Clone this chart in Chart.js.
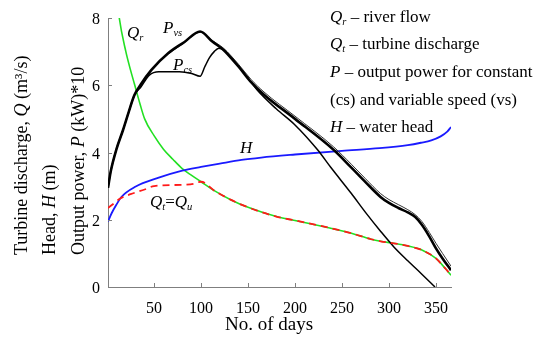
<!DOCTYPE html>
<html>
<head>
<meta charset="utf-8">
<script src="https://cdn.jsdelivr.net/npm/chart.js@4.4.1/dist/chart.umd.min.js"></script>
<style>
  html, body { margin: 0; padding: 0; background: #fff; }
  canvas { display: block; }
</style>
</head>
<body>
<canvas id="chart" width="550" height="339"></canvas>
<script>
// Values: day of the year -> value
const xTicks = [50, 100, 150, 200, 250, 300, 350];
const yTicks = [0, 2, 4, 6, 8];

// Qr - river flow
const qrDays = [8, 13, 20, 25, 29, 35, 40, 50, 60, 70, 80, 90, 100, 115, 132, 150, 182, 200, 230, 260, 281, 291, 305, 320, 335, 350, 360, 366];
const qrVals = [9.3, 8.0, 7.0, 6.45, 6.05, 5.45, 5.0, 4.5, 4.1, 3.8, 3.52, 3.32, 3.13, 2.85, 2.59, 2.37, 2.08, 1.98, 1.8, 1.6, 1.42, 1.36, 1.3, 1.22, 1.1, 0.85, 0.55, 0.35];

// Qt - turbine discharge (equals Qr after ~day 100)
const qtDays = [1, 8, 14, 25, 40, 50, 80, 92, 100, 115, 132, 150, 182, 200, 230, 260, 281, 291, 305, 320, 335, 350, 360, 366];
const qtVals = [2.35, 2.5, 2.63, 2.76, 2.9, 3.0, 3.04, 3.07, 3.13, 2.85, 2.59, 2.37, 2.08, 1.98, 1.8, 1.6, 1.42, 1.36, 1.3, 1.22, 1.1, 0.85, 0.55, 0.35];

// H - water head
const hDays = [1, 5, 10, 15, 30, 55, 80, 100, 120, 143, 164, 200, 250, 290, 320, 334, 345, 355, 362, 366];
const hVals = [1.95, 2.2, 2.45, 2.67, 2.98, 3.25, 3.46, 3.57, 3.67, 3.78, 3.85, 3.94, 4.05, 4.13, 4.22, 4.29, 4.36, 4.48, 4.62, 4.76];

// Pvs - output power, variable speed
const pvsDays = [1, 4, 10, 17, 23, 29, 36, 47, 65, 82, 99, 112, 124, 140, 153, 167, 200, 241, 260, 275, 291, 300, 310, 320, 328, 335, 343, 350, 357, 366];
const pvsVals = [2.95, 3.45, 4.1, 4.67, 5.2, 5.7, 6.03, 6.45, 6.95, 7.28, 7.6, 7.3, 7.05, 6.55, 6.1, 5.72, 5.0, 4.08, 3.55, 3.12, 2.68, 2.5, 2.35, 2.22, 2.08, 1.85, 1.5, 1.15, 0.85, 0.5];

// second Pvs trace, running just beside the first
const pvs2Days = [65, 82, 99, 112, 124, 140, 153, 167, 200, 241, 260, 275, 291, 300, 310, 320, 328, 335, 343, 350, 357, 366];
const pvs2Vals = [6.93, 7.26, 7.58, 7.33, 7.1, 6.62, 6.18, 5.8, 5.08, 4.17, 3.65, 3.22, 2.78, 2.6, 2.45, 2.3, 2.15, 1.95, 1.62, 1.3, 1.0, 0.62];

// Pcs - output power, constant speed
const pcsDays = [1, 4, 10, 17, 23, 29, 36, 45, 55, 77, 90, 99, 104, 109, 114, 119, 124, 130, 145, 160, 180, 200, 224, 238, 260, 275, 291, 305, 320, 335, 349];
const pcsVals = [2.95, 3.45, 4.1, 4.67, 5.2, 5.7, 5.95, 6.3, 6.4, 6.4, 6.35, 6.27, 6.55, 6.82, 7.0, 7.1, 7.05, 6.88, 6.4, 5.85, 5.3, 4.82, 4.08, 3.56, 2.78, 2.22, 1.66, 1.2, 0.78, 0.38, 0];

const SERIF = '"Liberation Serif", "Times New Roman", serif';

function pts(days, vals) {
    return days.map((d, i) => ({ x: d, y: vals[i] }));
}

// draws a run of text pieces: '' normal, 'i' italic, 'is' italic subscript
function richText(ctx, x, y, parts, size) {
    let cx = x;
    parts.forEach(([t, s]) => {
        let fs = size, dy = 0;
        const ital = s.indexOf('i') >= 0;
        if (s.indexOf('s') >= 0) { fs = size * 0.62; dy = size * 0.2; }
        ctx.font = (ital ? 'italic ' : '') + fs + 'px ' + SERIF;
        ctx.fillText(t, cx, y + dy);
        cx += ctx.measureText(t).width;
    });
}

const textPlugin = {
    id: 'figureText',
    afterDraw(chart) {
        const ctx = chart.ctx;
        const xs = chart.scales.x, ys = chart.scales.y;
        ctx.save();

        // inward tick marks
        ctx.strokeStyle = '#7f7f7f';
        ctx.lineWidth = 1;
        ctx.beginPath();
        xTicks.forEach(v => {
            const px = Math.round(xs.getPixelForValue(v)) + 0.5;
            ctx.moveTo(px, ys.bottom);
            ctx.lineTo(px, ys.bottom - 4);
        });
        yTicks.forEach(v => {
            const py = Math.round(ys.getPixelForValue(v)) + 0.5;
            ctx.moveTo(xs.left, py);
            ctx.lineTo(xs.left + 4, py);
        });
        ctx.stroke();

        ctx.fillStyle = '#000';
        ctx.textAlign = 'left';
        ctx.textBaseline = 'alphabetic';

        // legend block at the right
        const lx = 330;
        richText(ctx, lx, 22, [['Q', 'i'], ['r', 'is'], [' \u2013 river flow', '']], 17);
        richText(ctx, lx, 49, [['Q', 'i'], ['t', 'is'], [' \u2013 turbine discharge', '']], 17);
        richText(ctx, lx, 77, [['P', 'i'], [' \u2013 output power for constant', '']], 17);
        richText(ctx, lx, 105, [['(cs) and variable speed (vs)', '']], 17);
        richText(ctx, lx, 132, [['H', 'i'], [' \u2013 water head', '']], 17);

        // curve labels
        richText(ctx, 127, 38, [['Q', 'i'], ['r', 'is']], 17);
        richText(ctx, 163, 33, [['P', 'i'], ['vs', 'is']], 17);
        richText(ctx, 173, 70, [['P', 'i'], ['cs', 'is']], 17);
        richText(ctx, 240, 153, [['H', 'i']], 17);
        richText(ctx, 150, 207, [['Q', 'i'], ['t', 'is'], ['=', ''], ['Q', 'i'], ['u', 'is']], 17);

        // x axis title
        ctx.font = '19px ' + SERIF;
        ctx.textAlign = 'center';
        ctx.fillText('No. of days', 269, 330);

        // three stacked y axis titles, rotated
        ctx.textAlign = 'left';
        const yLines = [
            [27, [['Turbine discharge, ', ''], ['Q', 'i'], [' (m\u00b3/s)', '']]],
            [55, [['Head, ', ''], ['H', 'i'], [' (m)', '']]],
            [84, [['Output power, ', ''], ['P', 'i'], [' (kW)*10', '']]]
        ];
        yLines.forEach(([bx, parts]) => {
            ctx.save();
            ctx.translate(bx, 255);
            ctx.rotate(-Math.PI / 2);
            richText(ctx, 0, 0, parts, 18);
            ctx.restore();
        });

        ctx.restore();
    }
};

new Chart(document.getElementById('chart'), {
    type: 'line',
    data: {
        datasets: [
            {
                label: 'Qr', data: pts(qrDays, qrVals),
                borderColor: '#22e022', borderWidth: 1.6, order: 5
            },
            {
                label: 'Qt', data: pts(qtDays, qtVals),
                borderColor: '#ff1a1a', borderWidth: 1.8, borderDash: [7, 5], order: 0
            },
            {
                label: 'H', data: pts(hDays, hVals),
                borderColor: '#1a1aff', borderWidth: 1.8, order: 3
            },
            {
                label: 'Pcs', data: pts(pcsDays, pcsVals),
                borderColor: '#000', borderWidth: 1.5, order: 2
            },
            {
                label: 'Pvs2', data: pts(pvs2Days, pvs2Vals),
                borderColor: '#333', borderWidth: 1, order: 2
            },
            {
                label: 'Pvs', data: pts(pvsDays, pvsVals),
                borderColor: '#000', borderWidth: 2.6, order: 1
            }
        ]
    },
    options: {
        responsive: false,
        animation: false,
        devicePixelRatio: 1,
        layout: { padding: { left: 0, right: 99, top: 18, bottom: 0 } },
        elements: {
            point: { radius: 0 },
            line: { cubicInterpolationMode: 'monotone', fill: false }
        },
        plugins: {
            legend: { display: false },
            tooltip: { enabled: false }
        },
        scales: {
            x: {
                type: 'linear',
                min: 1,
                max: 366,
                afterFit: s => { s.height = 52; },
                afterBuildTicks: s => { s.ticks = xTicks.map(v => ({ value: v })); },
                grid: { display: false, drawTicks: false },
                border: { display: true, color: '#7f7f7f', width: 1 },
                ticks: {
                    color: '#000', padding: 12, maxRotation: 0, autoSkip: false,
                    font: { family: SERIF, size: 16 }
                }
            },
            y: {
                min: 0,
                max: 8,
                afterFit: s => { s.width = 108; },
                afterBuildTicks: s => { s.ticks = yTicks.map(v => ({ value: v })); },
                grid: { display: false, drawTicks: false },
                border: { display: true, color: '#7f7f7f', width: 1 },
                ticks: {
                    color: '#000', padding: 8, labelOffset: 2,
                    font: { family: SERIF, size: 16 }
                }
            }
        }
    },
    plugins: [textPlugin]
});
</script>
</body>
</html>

+++++

◆ Exercise details
Look through the material above. Copy each line where the word "chart" appears.

◆ Exercise result
Clone this chart in Chart.js.
<script src="https://cdn.jsdelivr.net/npm/chart.js@4.4.1/dist/chart.umd.min.js"></script>
<canvas id="chart" width="550" height="339"></canvas>
    afterDraw(chart) {
        const ctx = chart.ctx;
        const xs = chart.scales.x, ys = chart.scales.y;
new Chart(document.getElementById('chart'), {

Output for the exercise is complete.